Social studies have also shown that larger groups spend more time deliberating. In some cases and for some parties, the increased deliberation works against the client’s interest. But in complex, high-stakes litigation, the increased deliberation time is beneficial: not only is it unlikely to sap the court’s or parties’ financial resources, but as Higginbotham, Rosenthal, and Gensler note: “given that the parties’ fates and fortunes are on the line, evidence that larger juries spend more time deliberating might be seen as a virtue, not a vice.”
Reason 3: Larger juries more likely to hang.
Studies have consistently shown that smaller juries tend to communicate in a more ordered fashion, but larger groups are more likely to vigorously debate the issues. The aforementioned APA article notes that because of this, a dissenter in a larger jury may be more likely to pick up an ally or two and collectively resist the pressure to, as Higginbotham, Rosenthal, and Gensler write, “yield to the will of the larger group.” Logically, this scenario is far less likely in a smaller group.

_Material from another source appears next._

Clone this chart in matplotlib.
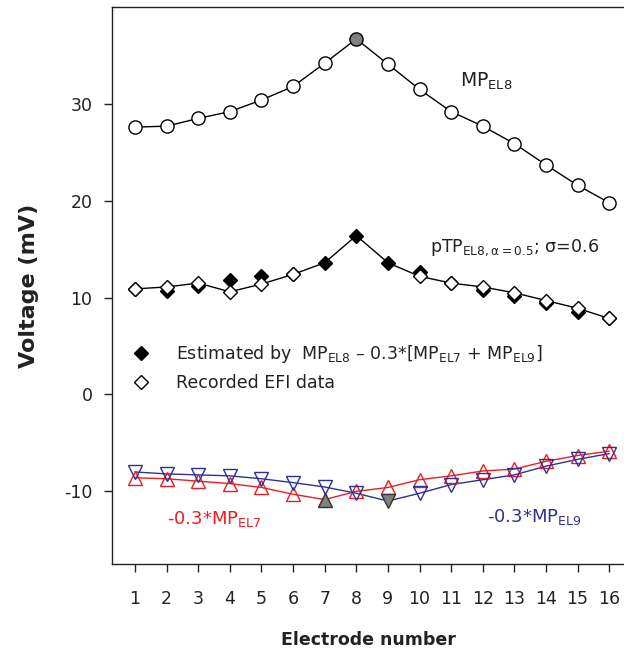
import matplotlib
matplotlib.use("Agg")
import matplotlib.pyplot as plt
import numpy as np

plt.rcParams['font.family'] = ['DejaVu Sans']
plt.rcParams['mathtext.fontset'] = 'dejavusans'
plt.rcParams['axes.unicode_minus'] = False

electrodes = list(range(1, 17))
mp_el8 = [27.6, 27.7, 28.5, 29.2, 30.4, 31.8, 34.2, 36.7, 34.1, 31.5, 29.2, 27.7, 25.9, 23.7, 21.6, 19.8]
estimated = [10.9, 10.7, 11.2, 11.8, 12.2, 12.4, 13.6, 16.4, 13.6, 12.6, 11.5, 10.8, 10.2, 9.4, 8.5, 7.85]
recorded = [10.9, 11.1, 11.5, 10.6, 11.4, 12.4, np.nan, np.nan, np.nan, 12.2, 11.5, 11.1, 10.5, 9.7, 8.9, 7.85]
mp_el7_scaled = [-8.6, -8.7, -8.95, -9.2, -9.6, -10.3, -10.85, -10.0, -9.6, -8.8, -8.4, -7.9, -7.7, -6.9, -6.3, -5.85]
mp_el9_scaled = [-8.0, -8.2, -8.3, -8.4, -8.7, -9.1, -9.55, -10.2, -11.0, -10.2, -9.3, -8.8, -8.3, -7.4, -6.7, -6.1]
yticks = [-10, 0, 10, 20, 30]

RED = '#ED1C24'
BLUE = '#2E3192'
GRAY = '#808080'
INK = '#222222'

fig = plt.figure(figsize=(6.24, 6.51), dpi=100)
ax = fig.add_axes([112/624, 87/651, 1 - 112/624, (564-7)/651])

x = np.array(electrodes)
rec = np.array(recorded)
est = np.array(estimated)
line_vals = np.where(np.isnan(rec), est, rec)

# MP EL8
ax.plot(x, mp_el8, '-', color='black', lw=1.0, zorder=2)
face8 = ['white'] * 16
face8[7] = GRAY
for xi, yi, fc in zip(x, mp_el8, face8):
    ax.plot(xi, yi, 'o', ms=9.5, mfc=fc, mec='black', mew=1.0, zorder=3)

# pTP
ax.plot(x, line_vals, '-', color='black', lw=1.0, zorder=2)
h_est, = ax.plot(x, est, 'D', ms=7, mfc='black', mec='black', mew=1.0, ls='none', zorder=3,
                 label=r'Estimated by  MP$_{\mathrm{EL8}}$ – 0.3$*$[MP$_{\mathrm{EL7}}$ + MP$_{\mathrm{EL9}}$]')
h_rec, = ax.plot(x, rec, 'D', ms=7, mfc='white', mec='black', mew=1.0, ls='none', zorder=4,
                 label='Recorded EFI data')

# -0.3 MP EL7 (red, up triangles)
ax.plot(x, mp_el7_scaled, '-', color=RED, lw=1.0, zorder=2)
for i, (xi, yi) in enumerate(zip(x, mp_el7_scaled)):
    if i == 6:
        ax.plot(xi, yi, '^', ms=10, mfc=GRAY, mec='#333333', mew=1.0, zorder=5)
    else:
        ax.plot(xi, yi, '^', ms=10, mfc='none', mec=RED, mew=1.0, zorder=3)

# -0.3 MP EL9 (blue, down triangles)
ax.plot(x, mp_el9_scaled, '-', color=BLUE, lw=1.0, zorder=2)
for i, (xi, yi) in enumerate(zip(x, mp_el9_scaled)):
    if i == 8:
        ax.plot(xi, yi, 'v', ms=10, mfc=GRAY, mec='#333333', mew=1.0, zorder=5)
    else:
        ax.plot(xi, yi, 'v', ms=10, mfc='none', mec=BLUE, mew=1.0, zorder=3)

ax.set_xlim(0.27, 16.47)
ax.set_ylim(-17.5, 40)
ax.set_xticks(electrodes)
ax.set_yticks(yticks)
ax.tick_params(axis='both', direction='out', length=6, width=1.0, labelsize=12.5, colors=INK)
ax.tick_params(axis='x', pad=13)
ax.tick_params(axis='y', pad=8)
ax.spines['right'].set_visible(False)
for s in ['left', 'top', 'bottom']:
    ax.spines[s].set_linewidth(1.0)
    ax.spines[s].set_color(INK)

ax.set_xlabel('Electrode number', fontsize=12.5, fontweight='bold', labelpad=16, color=INK)
ax.set_ylabel('Voltage (mV)', fontsize=16, fontweight='bold', labelpad=18, color=INK)

ax.text(460, 81, r'MP$_{\mathrm{EL8}}$', transform=None, fontsize=13.5, va='center', ha='left',
        color=INK)
ax.text(430, 248, r'pTP$_{\mathrm{EL8,\alpha=0.5}}$; σ=0.6', transform=None, fontsize=12.5,
        va='center', ha='left', color=INK)
ax.text(167, 519, r'-0.3$*$MP$_{\mathrm{EL7}}$', transform=None, fontsize=13, va='center', ha='left',
        color=RED)
ax.text(487, 517, r'-0.3$*$MP$_{\mathrm{EL9}}$', transform=None, fontsize=13, va='center', ha='left',
        color=BLUE)

# convert pixel (top-left origin) to display coords for transform=None texts
for t in ax.texts:
    px, py = t.get_position()
    t.set_position((px, 651 - py))

leg = ax.legend(handles=[h_est, h_rec], loc='upper left',
                bbox_to_anchor=(124/624, 1 - 334/651), bbox_transform=fig.transFigure,
                frameon=False, fontsize=12.5, handletextpad=1.5, labelspacing=0.55,
                borderpad=0, handlelength=1.0, labelcolor=INK)

fig.savefig('out.png', dpi=100)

In other words, more heads mean a greater likelihood that two or more jurors will join forces to resist the will of the masses. Alternatively, jurors will reach a consensus on liability but diverge on damages. They will agree, in other words, that the defendant was responsible for the injury at issue but then will compromise on the value of the claim. So, while the defendant will still lose, he or she will not lose as severely. In still other cases, the two (or more) holdout jurors may succeed in convincing the group to side with them on both liability and damages.
Even a hung jury, however, carries benefits for defense counsel. First of all, as noted, a divergence on damages can save a defendant substantially. More significantly though, even with weaknesses in a case, or the presence of a particularly sympathetic plaintiff or emotionally charged story, the likelihood of one or two jurors joining to resist the collective will can erode the swaying power of bad facts. However, as that group shrinks, so do the defense’s chances of a holdout juror.
Defense Counsel: You’ve Simply Got to Fight for Your Right to Twelve.
The ongoing social science and empirical, behavioral research shows the undeniably negative effects of smaller jury pools. The evidence indicates that smaller juries are not only composed differently, but also are wired to think and decide differently than larger ones.
As such, per Higginbotham, Rosenthal, and Gensler’s call, it is “time to stop doubting these findings” and for counsel to acknowledge that 12 is not arbitrary: it is essential to fairness and equity in both process and outcome for your defendant clients.